The competition for playing time should be excellent in training camp, and it is certainly not out of the realm of possibility to think the Eagles will invest in a linebacker in free agency or in the draft. They need plays to be made by their 'backers in every phase of the defense. They need to challenge this group and have it become more dominating.
- Free safety is an obvious need and may very well be at the top of the list. Do the Eagles blow up what they know they have -- veteran Sean Jones, who could be headed toward free agency and is really an in-the-box strong safety, anyway; Quintin Demps and Macho Harris -- and march into free agency looking for a veteran to come in and take control of the position? Or do they wait a bit, see how Demps and Harris approach the off-season conditioning program and then use a high draft pick to take one of the plum rookie safeties off the board?
The Eagles lost Brian Dawkins in free agency, a move that, of course, elicited intense reaction from Eagles fans and the media.
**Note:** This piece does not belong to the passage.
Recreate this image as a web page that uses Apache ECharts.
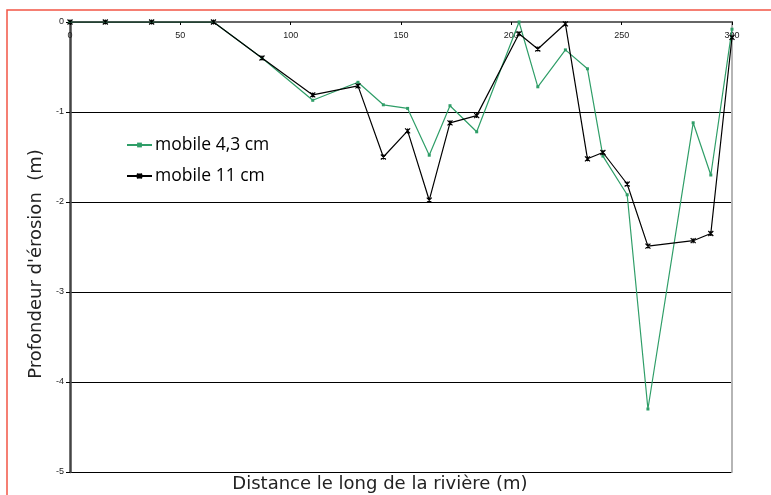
<!DOCTYPE html>
<html>
<head>
<meta charset="utf-8">
<script src="https://cdn.jsdelivr.net/npm/echarts@6/dist/echarts.min.js"></script>
<style>html,body{margin:0;padding:0;background:#fff;}#c{width:771px;height:495px;}</style>
</head>
<body>
<div id="c"></div>
<script>
const distances = [0, 16, 37, 65, 87, 110, 130.5, 142, 153, 162.8, 172.2, 184.3, 203.5, 212, 224.5, 234.5, 241.5, 252.5, 261.9, 282.4, 290.4, 300];
const mobile43 = [0, 0, 0, 0, -0.40, -0.87, -0.67, -0.92, -0.96, -1.48, -0.93, -1.22, 0.0, -0.72, -0.31, -0.52, -1.49, -1.92, -4.30, -1.12, -1.70, -0.08];
const mobile11 = [0, 0, 0, 0, -0.40, -0.81, -0.71, -1.50, -1.21, -1.98, -1.12, -1.04, -0.13, -0.30, -0.02, -1.52, -1.45, -1.80, -2.49, -2.43, -2.35, -0.17];
const xTicks = [0, 50, 100, 150, 200, 250, 300];
const yTicks = [0, -1, -2, -3, -4, -5];
const seriesNames = ['mobile 4,3 cm', 'mobile 11 cm'];
const xTitle = 'Distance le long de la rivière (m)';
const yTitle = "Profondeur d'érosion  (m)";

const pairs = (xs, ys) => xs.map((x, i) => [x, ys[i]]);
const star = 'path://M0,0L10,10M10,0L0,10M5,0L5,10';

const chart = echarts.init(document.getElementById('c'));
chart.setOption({
  animation: false,
  backgroundColor: '#fff',
  graphic: [{
    type: 'rect', shape: {x: 7, y: 10, width: 800, height: 600},
    style: {fill: 'none', stroke: '#f25545', lineWidth: 1.5}, z: -1
  }, {
    type: 'text', x: 36, y: 264, rotation: Math.PI / 2,
    style: {text: yTitle, fill: '#222', font: '18px "DejaVu Sans"', textAlign: 'center', textVerticalAlign: 'middle'}
  }, {
    type: 'text', x: 380, y: 484,
    style: {text: xTitle, fill: '#222', font: '18px "DejaVu Sans"', textAlign: 'center', textVerticalAlign: 'middle'}
  }],
  grid: {left: 70, right: 39, top: 22, bottom: 23},
  legend: {
    orient: 'vertical', left: 121, top: 131, itemGap: 13,
    itemWidth: 25, itemHeight: 6,
    textStyle: {fontFamily: 'Open Sans', fontSize: 17.5, color: '#000', padding: [0, 0, 0, -2]},
    data: seriesNames
  },
  xAxis: [{
    type: 'value', position: 'top', min: 0, max: 300, interval: 50,
    axisLine: {show: true, lineStyle: {color: '#000', width: 1.5}},
    axisTick: {show: true, inside: true, length: 3, lineStyle: {color: '#000'}},
    axisLabel: {inside: true, margin: 9, color: '#222', fontFamily: 'Liberation Sans', fontSize: 9,
      formatter: v => xTicks.includes(v) ? String(v) : ''},
    splitLine: {show: false}
  }, {
    type: 'value', position: 'bottom', min: 0, max: 300, interval: 50,
    axisLine: {show: true, lineStyle: {color: '#666', width: 2}},
    axisTick: {show: false}, axisLabel: {show: false}, splitLine: {show: false}
  }],
  yAxis: [{
    type: 'value', min: -5, max: 0, interval: 1,
    axisLine: {show: true, onZero: false, lineStyle: {color: '#444', width: 2.5}},
    axisTick: {show: true, length: 4, lineStyle: {color: '#000'}},
    axisLabel: {margin: 6, color: '#222', fontFamily: 'Liberation Sans', fontSize: 9,
      formatter: v => yTicks.includes(v) ? String(v) : ''},
    splitLine: {show: true, lineStyle: {color: '#000', width: 1.2}}
  }, {
    type: 'value', position: 'right', min: -5, max: 0, interval: 1,
    axisLine: {show: true, onZero: false, lineStyle: {color: '#b5b5b5', width: 2}},
    axisTick: {show: false}, axisLabel: {show: false}, splitLine: {show: false}
  }],
  series: [{
    name: seriesNames[0], type: 'line', data: pairs(distances, mobile43),
    symbol: 'rect', symbolSize: 3,
    lineStyle: {color: '#2f9e68', width: 1.2},
    itemStyle: {color: '#2f9e68'}, z: 3
  }, {
    name: seriesNames[1], type: 'line', data: pairs(distances, mobile11),
    symbol: star, symbolSize: 5,
    lineStyle: {color: '#000', width: 1.2},
    itemStyle: {color: '#000', borderColor: '#000', borderWidth: 1.2}, z: 4
  }]
});
</script>
</body>
</html>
Fine. He went and then the Eagles had to replace him and, as the thinking in the NFL goes, upgrade the position. They didn't do that, and struggled all year at free safety. The spotty play there affected strong safety Quintin Mikell's play and offenses wasted no time late in the year attacking that position. McDermott could only manipulate the scheme so much to cover up the deficiencies at free safety.
It is going to be extremely interesting to see what happens here. I, for one, am not giving up on Demps or on Harris. Demps has to live at the NovaCare Complex throughout the off-season and truly apply himself to McDermott's defense and learn it inside and out. Same with Harris, who had never played the position before the Eagles moved him there in the post-draft mini-camp.
This is a need, a huge one. The Eagles have to make the right call at free safety, one that could impact the entire defense for 2010.
- How good are the cornerbacks? I think they are pretty darn good. Asante Samuel is taking heat because he didn't play enough physical football and because offenses attacked him on that bubble screen, and he deserves heat for that. But Samuel is one of the game's premier playmakers at the position. The Eagles know that teams are going to run at Samuel and they know that the screen pass is going to come his way, so he either has to step up and play better at the point of attack or he has to, well, I guess he has no choice. Take that bubble screen away. Samuel needs to make plays there.
Sheldon Brown clearly wasn't himself after hurting his hamstring, but he continued to play. I worry when cornerbacks have serious hamstring injuries, to be honest. It is something I keep an eye on. But Brown will prepare well in the off-season and he will be ready to make another Pro Bowl push next year.
Depth at cornerback is, suddenly, a bit of a concern. Joselio Hanson had his struggles after returning from his suspension for violating the substance-abuse policy. Can he get his game back on track? He should have that opportunity.
Ellis Hobbs is unsigned after the year is over, and he would be a nice player to have back for what he does as a cornerback and on special teams. He is expected to make a full recovery.
There are some nice, young prospects here that the Eagles will try to continue to develop. Dimitri Patterson and Geoffrey Pope have a good feel for the scheme and could provide some competition for playing time. Cornerback is said by the draft "experts" to be weak, so the Eagles might be better off working with what they have rather than trying to overturn the position.
So how many players away is the defense from being one of the best of the best again? If they can add a dynamic pass rusher and solve the question mark at free safety, and get Bradley and Gaither healthy and back on the field, this defense will have the kind of depth, speed and play-making ability to allow McDermott to have a whole lot of fun preparing for game days.